My teammate Melody and I were welcomed home by the slaughtering of a chicken, that we proceeded to eat in its entirety, intestines and all. Following this, we met the chief of the village, along with several other members of the community. Each tried to start a conversation with us in Sesotho, in which we quickly realized that our generic phrases of “Hello” and “How are you?” would only carry us so far. Our blank stares must have spoken to this as each politely smiled and stopped attempting to talk with us. By the end of the day, I was exhausted. Everything was unfamiliar, including even basic tasks such as going to the bathroom and washing our hands. I quickly became bogged down by it all and wondered what exactly what I had gotten myself into.
When I went to bed that night in our new home, the rain water began to leak through the tin roof into my sleeping bag. By 3:00am, the roosters had begun to crow, and it was time to start another day. While lying there quietly, waiting for the rest of the room to wake up, I read part of Life Is ____________: Forty-Day Experience by Judah Smith. On this particular day, the devotional was speaking about troubled times in our lives. It mentioned how “Often we think that peace and tranquility will come when our troubles disappear.” But, a few lines later, he mentions “Our physical, literal situation doesn’t have to change in order for us to find rest and safety. We have a spiritual rock who is with us wherever we go.”
Instantly, I felt comforted. I was reminded of a verse I had so quickly forgotten, “Have I not commanded you? Be strong and courageous. Do not be afraid; do not be discouraged, for the Lord your God will be with you WHEREVER you go.” (Joshua 1:9).
Even in the mountain villages of Lesotho—a country I am certain more than half of the world has not even heard of—God was with me.
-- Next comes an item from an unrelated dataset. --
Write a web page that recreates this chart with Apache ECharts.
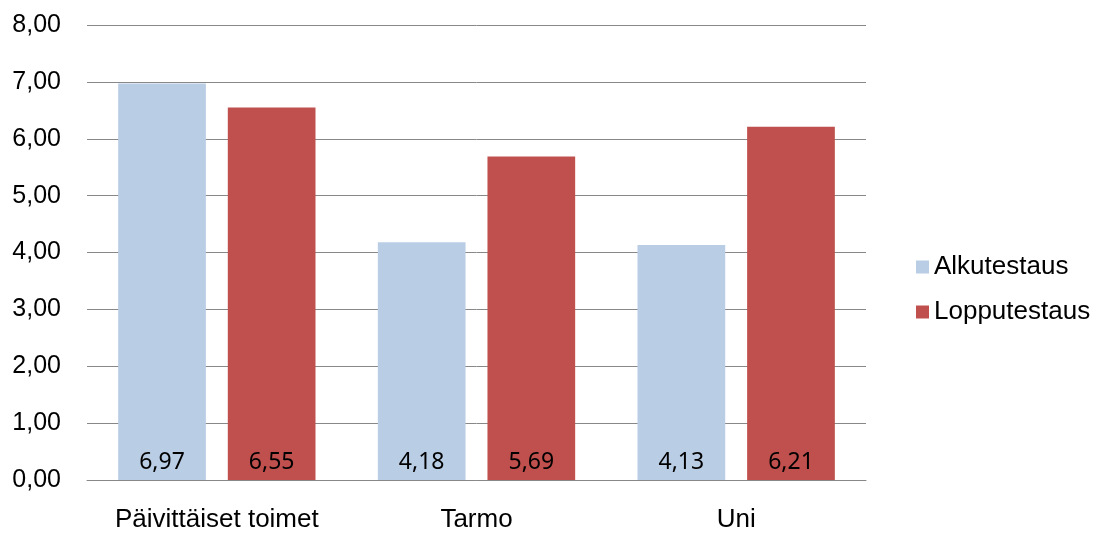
<!DOCTYPE html>
<html>
<head>
<meta charset="utf-8">
<script src="https://cdn.jsdelivr.net/npm/echarts@6/dist/echarts.min.js"></script>
<style>
  html, body { margin: 0; padding: 0; background: #fff; }
  #chart { width: 1098px; height: 536px; }
</style>
</head>
<body>
<div id="chart"></div>
<script>
var categories = ['Päivittäiset toimet', 'Tarmo', 'Uni'];
var alkuData = [6.97, 4.18, 4.13];
var loppuData = [6.55, 5.69, 6.21];

var chart = echarts.init(document.getElementById('chart'));

function fmt(p) {
  return p.value.toFixed(2).replace('.', ',');
}

var labelStyle = {
  show: true,
  position: 'insideBottom',
  distance: 6,
  color: '#000',
  fontFamily: 'Noto Sans',
  fontSize: 23,
  formatter: fmt
};

var option = {
  animation: false,
  grid: { left: 87, right: 232, top: 25, bottom: 56 },
  legend: {
    orient: 'vertical',
    left: 911,
    top: 249,
    itemWidth: 13,
    itemHeight: 13,
    itemGap: 19,
    icon: 'rect',
    textStyle: { fontFamily: 'Liberation Sans', fontSize: 26, color: '#000' },
    data: ['Alkutestaus', 'Lopputestaus']
  },
  xAxis: {
    type: 'category',
    data: categories,
    axisLine: { lineStyle: { color: '#888', width: 1 } },
    axisTick: { show: false },
    axisLabel: {
      interval: 0,
      hideOverlap: false,
      fontFamily: 'Liberation Sans', fontSize: 26, color: '#000', margin: 27
    }
  },
  yAxis: {
    type: 'value',
    min: 0,
    max: 8,
    interval: 1,
    axisLine: { show: false },
    axisTick: { show: false },
    splitLine: { lineStyle: { color: '#888', width: 1 } },
    axisLabel: {
      fontFamily: 'Liberation Sans', fontSize: 25, color: '#000', margin: 26,
      formatter: function (v) { return v.toFixed(2).replace('.', ','); }
    }
  },
  series: [
    {
      name: 'Alkutestaus',
      type: 'bar',
      data: alkuData,
      barGap: '25%',
      barCategoryGap: '24%',
      itemStyle: { color: '#b9cde5' },
      label: labelStyle
    },
    {
      name: 'Lopputestaus',
      type: 'bar',
      data: loppuData,
      itemStyle: { color: '#c0504d' },
      label: labelStyle
    }
  ]
};

chart.setOption(option);
</script>
</body>
</html>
He cared about my anxious heart and concerns, however silly they may have seemed. Because these things mattered to me, they mattered to Him. This alone changed my whole perspective on our home stay.
Now that’s not to say that everything instantly got better. There were still long, challenging days full of foreign conversations and unfamiliar activities. The language of Sesotho still didn’t make sense to me, and I spent many hours each day simply trying to have a human connection with someone. In all of this though, I experienced joy and happiness too. I got to be part of beautiful moments; moments where the Basotho people would carry my backpack for me, or offer to guide me down a trail by holding my hand, or purchase a snack for me with the last of their money. We were greeted by our host sister every afternoon saying, “they are so beautiful,” as Melody and I descended into the village. I got to share in many laughs as I, the white American girl, attempted to play the Basotho games with the village children. In these times, I saw a glimpse of God’s glory.
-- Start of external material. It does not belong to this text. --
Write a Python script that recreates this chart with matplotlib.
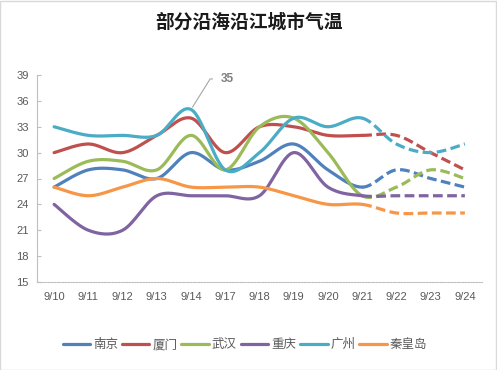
import numpy as np
import matplotlib
matplotlib.use("Agg")
import matplotlib.pyplot as plt
from matplotlib.patches import Rectangle

plt.rcParams['font.family'] = ['Liberation Sans', 'Noto Sans CJK SC', 'DejaVu Sans']
plt.rcParams['lines.scale_dashes'] = False

dates = ["9/10", "9/11", "9/12", "9/13", "9/14", "9/17", "9/18", "9/19", "9/20",
         "9/21", "9/22", "9/23", "9/24"]
cities = ["南京", "厦门", "武汉", "重庆", "广州", "秦皇岛"]
nanjing   = [26, 28, 28, 27, 30, 28, 29, 31, 28, 26, 28, 27, 26]
xiamen    = [30, 31, 30, 32, 34, 30, 33, 33, 32, 32, 32, 30, 28]
wuhan     = [27, 29, 29, 28, 32, 28, 33, 34, 30, 25, 26, 28, 27]
chongqing = [24, 21, 21, 25, 25, 25, 25, 30, 26, 25, 25, 25, 25]
guangzhou = [33, 32, 32, 32, 35, 28, 30, 34, 33, 34, 31, 30, 31]
qinhuang  = [26, 25, 26, 27, 26, 26, 26, 25, 24, 24, 23, 23, 23]
series = [nanjing, xiamen, wuhan, chongqing, guangzhou, qinhuang]
colors = ["#4F81BD", "#C0504D", "#9BBB59", "#8064A2", "#4BACC6", "#F79646"]
forecast_start = 9  # index of 9/21; later points are forecasts (dashed)
yticks = [15, 18, 21, 24, 27, 30, 33, 36, 39]


def smooth(xs, ys, n=30):
    """Excel-style smoothed line: cubic Bezier with Catmull-Rom control points."""
    xs = np.asarray(xs, float)
    ys = np.asarray(ys, float)
    segs = []
    m = len(xs)
    for i in range(m - 1):
        p0 = np.array([xs[i], ys[i]])
        p3 = np.array([xs[i + 1], ys[i + 1]])
        pm = np.array([xs[max(i - 1, 0)], ys[max(i - 1, 0)]])
        pp = np.array([xs[min(i + 2, m - 1)], ys[min(i + 2, m - 1)]])
        p1 = p0 + (p3 - pm) / 6.0
        p2 = p3 - (pp - p0) / 6.0
        t = np.linspace(0, 1, n)[:, None]
        pts = ((1 - t) ** 3) * p0 + 3 * ((1 - t) ** 2) * t * p1 + 3 * (1 - t) * t ** 2 * p2 + t ** 3 * p3
        segs.append(pts)
    return segs


fig = plt.figure(figsize=(4.97, 3.70), dpi=100)
fig.patches.append(Rectangle((0.001, 0.001), 0.997, 0.996, transform=fig.transFigure,
                             fill=False, edgecolor="#D9D9D9", linewidth=1.0))
ax = fig.add_axes([37 / 497, 88 / 370, 445 / 497, 207 / 370])

x = np.arange(len(dates))
for vals, col, name in zip(series, colors, cities):
    segs = smooth(x, vals)
    solid = np.vstack(segs[:forecast_start])
    dashed = np.vstack(segs[forecast_start:])
    ax.plot(solid[:, 0], solid[:, 1], color=col, lw=2.3, solid_capstyle='round', label=name)
    ln, = ax.plot(dashed[:, 0], dashed[:, 1], color=col, lw=2.3, dash_capstyle='butt')
    ln.set_dashes([7.0, 3.2])

# annotation of the Guangzhou peak
peak_i = int(np.argmax(guangzhou))
ax.annotate(str(guangzhou[peak_i]), xy=(x[peak_i], guangzhou[peak_i]),
            xytext=(21.5, 22), textcoords='offset points', ha='left', va='center',
            fontsize=8.5, fontweight='bold', color='#7F7F7F',
            arrowprops=dict(arrowstyle='-', color='#A6A6A6', lw=0.8,
                            connectionstyle='angle,angleA=0,angleB=58,rad=0',
                            shrinkA=4, shrinkB=2, relpos=(0, 0.5)))

ax.set_xlim(-0.5, len(dates) - 0.5)
ax.set_ylim(15, 39)
ax.set_yticks(yticks)
ax.set_xticks(x)
ax.set_xticklabels(dates)
for s in ['top', 'right']:
    ax.spines[s].set_visible(False)
ax.spines['left'].set_color('#BFBFBF')
ax.spines['left'].set_linewidth(0.8)
ax.spines['bottom'].set_color('#BFBFBF')
ax.spines['bottom'].set_linewidth(0.8)
ax.spines['bottom'].set_linestyle((0, (1, 1)))
ax.tick_params(axis='y', direction='in', length=3, width=0.8, color='#BFBFBF',
               labelsize=8, labelcolor='#595959', pad=6)
ax.tick_params(axis='x', length=0, labelsize=8, labelcolor='#595959', pad=7)

fig.text(0.501, 0.94, "部分沿海沿江城市气温", ha='center', va='center', fontsize=13.5,
         fontweight='bold', family=['Noto Sans CJK SC', 'DejaVu Sans'], color='#1A1A1A')

leg = fig.legend(loc='center', bbox_to_anchor=(0.493, 0.068), ncol=6, frameon=False,
                 prop={'family': ['Noto Sans CJK SC', 'DejaVu Sans'], 'size': 9},
                 handlelength=2.2, handletextpad=0.25, columnspacing=0.3, borderaxespad=0)
for t in leg.get_texts():
    t.set_color('#595959')

fig.savefig("out.png", dpi=100)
Regardless of the fact that the Basotho people and I came from what seemed like opposite ends of the Earth, God was with us both. He loved us both. I think He watched and smiled while looking down from up above, proud of His creation. While not every day in Ha-Beka was easy, every day had something good in it. God had met me where I was, and truly helped "lead me to the rock that is higher than I” (Psalm 61:2). He alone was my refuge and strength during this time, and for that, I am eternally grateful. While my troubles did not disappear, God certainly did appear in a very real way.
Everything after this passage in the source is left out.